The unique hairstyle of this Changjiao Miao tribal minority has earned them the name of long horns (changjiao). On special occasions, like festivals, holidays and market days, the women of the tribe wear “gigantic horns” symbolizing honor, beauty, and family pride. The ornament imitates water buffalo or oxen’s horns because these animals are an integral part of their rural life. The hairdo is also seen as a means to pay homage to the power of nature and the animal kingdom. Young Miao women have a more intricate and elaborate hairstyle than older women, achieved with the help of other female family members. First of all, they stick of wooden horn (u-shaped) to the head and secure it with a piece of white cord. Then they start wrapping the horn with hair, their own and the hair of their ancestors (they can incorporate up to four generations of the women's ancestral hair into the coiffure). After that, they add some linen and wool and finally secure the great hair bun with a white ribbon.

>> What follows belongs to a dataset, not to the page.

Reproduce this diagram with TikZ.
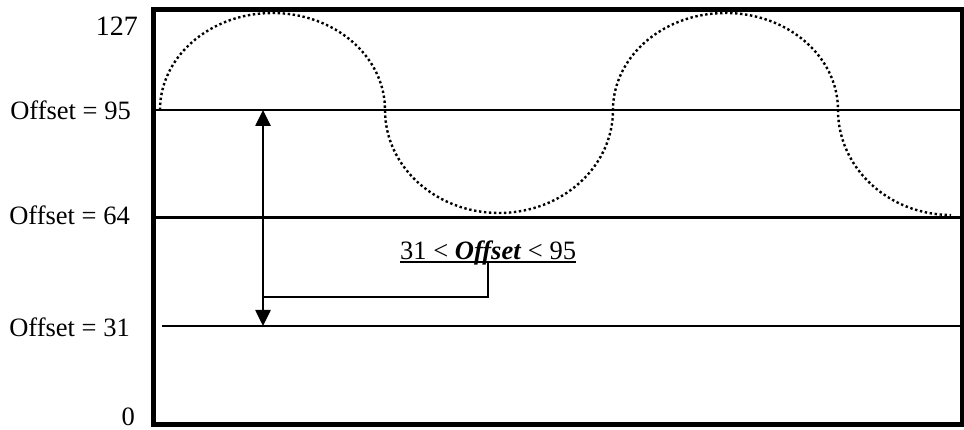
\documentclass[tikz,border=0pt]{standalone}
\usepackage{fontspec}
\setmainfont{Liberation Serif}
\usepackage{tikz}
\usetikzlibrary{arrows.meta,positioning,calc}

\begin{document}
\begin{tikzpicture}[
    x=1pt, y=1pt,
    frame/.style={draw, line width=5pt},
    levelline/.style={line width=2.4pt},
    lbl/.style={inner sep=0pt, font=\fontsize{26.5}{31}\selectfont},
    dimarrow/.style={line width=2.6pt, {Triangle[width=15pt,length=16pt]}-{Triangle[width=15pt,length=16pt]}},
    leader/.style={line width=1.5pt},
    signal/.style={line width=2.4pt, dash pattern=on 2.4pt off 2.6pt}
]
    \useasboundingbox (0,0) rectangle (964,430);
    \draw[frame] (153.5,5) rectangle (962,420);

    % scale labels
    \node[lbl, anchor=base east, font=\fontsize{28}{32}\selectfont] (top) at (138,394) {127};
    \node[lbl, anchor=base east] (o95) at (131,310.5) {Offset = 95};
    \node[lbl, anchor=base east] (o64) at (130,205.5) {Offset = 64};
    \node[lbl, anchor=base east] (o31) at (130,93.5) {Offset = 31};
    \node[lbl, anchor=base east] (bot) at (135,4.5) {0};

    % level lines
    \coordinate (l95) at (155,320);
    \coordinate (r95) at (960,320);
    \coordinate (l64) at (155,212.5);
    \coordinate (r64) at (960,212.5);
    \coordinate (l31) at (162,104);
    \coordinate (r31) at (960,104);
    \draw[levelline] (l95) -- (r95);
    \draw[levelline] (l64) -- (r64);
    \draw[levelline] (l31) -- (r31);

    % signal
    \draw[signal] (160,320)
        arc[start angle=180, end angle=0, x radius=112.5pt, y radius=97pt]
        arc[start angle=180, end angle=360, x radius=114pt, y radius=103pt]
        arc[start angle=180, end angle=0, x radius=112.5pt, y radius=97pt]
        arc[start angle=180, end angle=270, x radius=113pt, y radius=105pt];

    % offset range
    \coordinate (a95) at (263,320);
    \coordinate (a31) at (263,104);
    \coordinate (tick) at (262,133);
    \draw[dimarrow] (a95) -- (a31);

    \node[lbl, anchor=base west] (range) at (400,170) {31 < \textbf{\textit{Offset}} < 95};
    \draw[leader] ([yshift=-2pt]range.base west) -- ([yshift=-2pt]range.base east);
    \draw[leader] ([yshift=-2pt]range.base) |- (tick);
\end{tikzpicture}
\end{document}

Namibia: Ocher and Butterfat Coated Plaits of the Himba, a Member of a Semi-nomadic Tribe.
Dry hair is definitely a turnoff for Himba males. This is why female Himbas make their hair look glossy by smearing it with butterfat and ocher paste. Glossy red ocher hair is seen as a necessary element of ideal beauty. The way Himba females do their hair also carries a special meaning. Young Himba girls plait their hair into two or more plaits (ondato). Then they bring the plaits forward, over their eyes, as they reach puberty. Adult women wear many thick ondatos.

India: The Sikh's Long Hair and Turban. 
All Sikh males have a notable appearance: long hair, tied up in a knot, and covered with a five-meter cotton cloth turban. This typical headdress is a religious symbol, seen as a way to confirm the acceptance of God's will and to teach humanity. A Sikh must treat his hair as a gift from God and keep the hair intact. Having long hair doesn't translate into messy or unmanageable and knotty/ deadlock hair, like what normal Rastafarian hair looks. A small comb, called kanga, is used to keep the long hair tidy. In fact, the small item is so important that it's also a symbol of faith in Sikhism.

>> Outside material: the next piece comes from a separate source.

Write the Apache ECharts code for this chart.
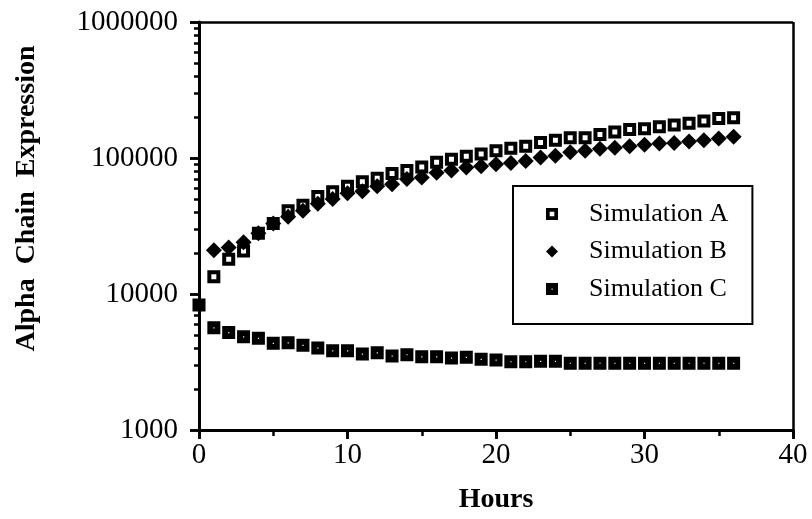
<!DOCTYPE html>
<html>
<head>
<meta charset="utf-8">
<title>Alpha Chain Expression</title>
<script src="https://cdn.jsdelivr.net/npm/echarts@6/dist/echarts.min.js"></script>
<style>
  html, body { margin: 0; padding: 0; background: #fff; }
  #chart { width: 812px; height: 519px; }
</style>
</head>
<body>
<div id="chart"></div>
<script>
// Hours sampled for each simulation
const hoursC = [0, 1, 2, 3, 4, 5, 6, 7, 8, 9, 10, 11, 12, 13, 14, 15, 16, 17, 18,
  19, 20, 21, 22, 23, 24, 25, 26, 27, 28, 29, 30, 31, 32, 33, 34, 35, 36];
const hoursAB = [1, 2, 3, 4, 5, 6, 7, 8, 9, 10, 11, 12, 13, 14, 15, 16, 17, 18,
  19, 20, 21, 22, 23, 24, 25, 26, 27, 28, 29, 30, 31, 32, 33, 34, 35, 36];

// Alpha chain expression per simulation
const simA = [13400, 18000, 20700, 28000, 33000, 41000, 45000, 52000, 56500, 62000,
  67000, 71000, 77000, 81000, 86000, 93000, 98000, 103000, 107000, 113000,
  118000, 122000, 130000, 135000, 141000, 141000, 149000, 155000, 162000, 164000,
  170000, 175000, 180000, 187000, 195000, 198000];
const simB = [21000, 22000, 24000, 28000, 33000, 37000, 41000, 46000, 50000, 55000,
  57000, 62000, 64000, 70000, 72000, 78000, 81000, 85000, 87000, 90000,
  92000, 95000, 101000, 104000, 110000, 113000, 117000, 119000, 122000, 125000,
  128000, 129000, 132000, 135000, 139000, 143000];
const simC = [8300, 5650, 5200, 4850, 4720, 4340, 4380, 4200, 4000, 3830, 3830,
  3620, 3700, 3500, 3580, 3460, 3460, 3380, 3420, 3310, 3270,
  3180, 3180, 3200, 3200, 3100, 3100, 3100, 3100, 3100, 3100,
  3100, 3100, 3100, 3100, 3100, 3100];

// Axis labels and ticks
const seriesNames = ['Simulation A', 'Simulation B', 'Simulation C'];
const xTicks = [0, 10, 20, 30, 40];
const yTicks = [1000, 10000, 100000, 1000000];
const yMinorTicks = [2000, 3000, 4000, 5000, 6000, 7000, 8000, 9000,
  20000, 30000, 40000, 50000, 60000, 70000, 80000, 90000,
  200000, 300000, 400000, 500000, 600000, 700000, 800000, 900000];

const pair = (xs, ys) => xs.map((x, i) => [x, ys[i]]);

// Marker shapes: filled square with a square hole, filled square with a pin-hole
const hollowSquare = 'path://M0,0H13V13H0Z M4,4V9H9V4Z';
const dotSquare = 'path://M0,0H13V13H0Z M6,6V7.2H7.2V6Z';

const serif = '"Liberation Serif", "Times New Roman", serif';
const black = '#000';
const tickLine = { color: black, width: 2.5, type: 'solid' };

const xMin = xTicks[0];
const xMax = xTicks[xTicks.length - 1];
const yMin = yTicks[0];
const yMax = yTicks[yTicks.length - 1];
const yLogMin = Math.round(Math.log10(yMin));
const yLogMax = Math.round(Math.log10(yMax));

// Plot area and the thin strips beside its axes that carry the tick marks
const plot = { left: 199, right: 19, top: 22, bottom: 89 };
const H = 519, W = 812;
const grids = [
  plot,
  { left: plot.left, right: plot.right, top: H - plot.bottom, bottom: plot.bottom - 9 },   // x major ticks
  { left: plot.left, right: plot.right, top: H - plot.bottom, bottom: plot.bottom - 6 },   // x minor ticks
  { left: plot.left - 9, right: W - plot.left, top: plot.top, bottom: plot.bottom },       // y decade ticks
  { left: plot.left - 5, right: W - plot.left, top: plot.top, bottom: plot.bottom }        // y sub-decade ticks
];

// An axis that draws nothing
function bare(gridIndex, min, max) {
  return {
    type: 'value', gridIndex, min, max,
    axisLine: { show: false }, axisTick: { show: false },
    axisLabel: { show: false }, splitLine: { show: false }
  };
}

// An axis whose split lines, confined to a thin strip, act as tick marks
function tickStrip(gridIndex, min, max, extra) {
  return Object.assign({
    type: 'value', gridIndex, min, max,
    axisLine: { show: false },
    axisLabel: { show: false },
    splitLine: { show: true, lineStyle: tickLine }
  }, extra);
}

const chart = echarts.init(document.getElementById('chart'), null, { renderer: 'canvas' });

chart.setOption({
  animation: false,
  backgroundColor: '#fff',
  grid: grids,
  legend: {
    orient: 'vertical',
    left: 513,
    top: 186,
    padding: [15, 24, 22, 33],
    itemGap: 11.5,
    itemWidth: 12,
    itemHeight: 12,
    borderColor: black,
    borderWidth: 2,
    backgroundColor: '#fff',
    selectedMode: false,
    textStyle: { fontFamily: serif, fontSize: 26, color: black, padding: [0, 0, 0, 26] },
    data: [
      { name: seriesNames[0], icon: hollowSquare },
      { name: seriesNames[1], icon: 'diamond' },
      { name: seriesNames[2], icon: dotSquare }
    ]
  },
  xAxis: [
    {
      type: 'value',
      gridIndex: 0,
      min: xMin,
      max: xMax,
      interval: 10,
      name: 'Hours',
      nameLocation: 'middle',
      nameGap: 56,
      nameTextStyle: { fontFamily: serif, fontSize: 28, fontWeight: 'bold', color: black },
      axisLine: { show: true, lineStyle: { color: black, width: 3 } },
      axisTick: { show: true, length: 9, lineStyle: tickLine },
      axisLabel: { fontFamily: serif, fontSize: 29, color: black, margin: 11 },
      splitLine: { show: false }
    },
    tickStrip(1, xMin, xMax, { interval: 10, axisTick: { show: false } }),
    tickStrip(2, xMin, xMax, { interval: 5, axisTick: { show: false } }),
    bare(3, 0, 1),
    bare(4, 0, 1)
  ],
  yAxis: [
    {
      type: 'log',
      logBase: 10,
      gridIndex: 0,
      min: yMin,
      max: yMax,
      name: 'Alpha  Chain  Expression',
      nameLocation: 'middle',
      nameGap: 158,
      nameTextStyle: {
        fontFamily: serif, fontSize: 28, fontWeight: 'bold', color: black,
        padding: [0, 0, 0, 55]
      },
      axisLine: { show: true, onZero: false, lineStyle: { color: black, width: 3 } },
      axisTick: { show: true, length: 9, lineStyle: tickLine },
      axisLabel: {
        fontFamily: serif, fontSize: 29, color: black, margin: 21,
        formatter: v => String(Math.round(v))
      },
      splitLine: { show: false }
    },
    bare(1, 0, 1),
    bare(2, 0, 1),
    // decade ticks on a log10 linear scale
    tickStrip(3, yLogMin, yLogMax, { interval: 1, axisTick: { show: false } }),
    // sub-decade ticks at log-spaced positions
    tickStrip(4, yLogMin, yLogMax, {
      axisTick: { show: false, customValues: yMinorTicks.map(v => Math.log10(v)) }
    })
  ],
  series: [
    {
      name: seriesNames[0],
      type: 'scatter',
      xAxisIndex: 0,
      yAxisIndex: 0,
      clip: false,
      symbol: hollowSquare,
      symbolSize: 13,
      itemStyle: { color: black, opacity: 1 },
      data: pair(hoursAB, simA),
      // top and right edges of the plot frame
      markLine: {
        silent: true,
        symbol: 'none',
        label: { show: false },
        lineStyle: { color: black, width: 2.5, type: 'solid' },
        data: [
          [{ coord: [xMin, yMax] }, { coord: [xMax, yMax] }],
          [{ coord: [xMax, yMin] }, { coord: [xMax, yMax] }]
        ]
      }
    },
    {
      name: seriesNames[1],
      type: 'scatter',
      xAxisIndex: 0,
      yAxisIndex: 0,
      symbol: 'diamond',
      symbolSize: 16,
      itemStyle: { color: black, opacity: 1 },
      data: pair(hoursAB, simB)
    },
    {
      name: seriesNames[2],
      type: 'scatter',
      xAxisIndex: 0,
      yAxisIndex: 0,
      symbol: dotSquare,
      symbolSize: 13,
      itemStyle: { color: black, opacity: 1 },
      data: pair(hoursC, simC)
    }
  ]
});
</script>
</body>
</html>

China: Manchurian Pigtail.
Indigenous Han males, like those we often see in Chinese films, are often depicted sporting a long braid queue or pigtail. The pigtail itself is actually not of Chinese origin. In fact, traditional adult Hans did not cut their hair because growing long hair was considered a part of filial piety, as was literally said by Confucius: "The body, hair and skin are inherited from one's parents; do not dare damage them." The distinctive hairstyle originates from a Mongolian tribe called Manchus, who conquered the Hans of China. 

During their occupation (1644-1911) the conquerors ordered the Hans to copy a Manchurian hairstyle by dangling a long braid at the back and shaving the frontal hair of the head. Those who broke the order would face dire consequences. While some historians note that this distinctive hairstyle was a symbol of subjugation, others claim that the pigtail hanging from the back of the head resembles a horse tail, symbolizing the endurance and speed of a horse, which had brought the Manchus victory over the Hans. Another opinion has it that the hunter tribe shaved their heads in this way to avoid hair from blocking their view when they went hunting.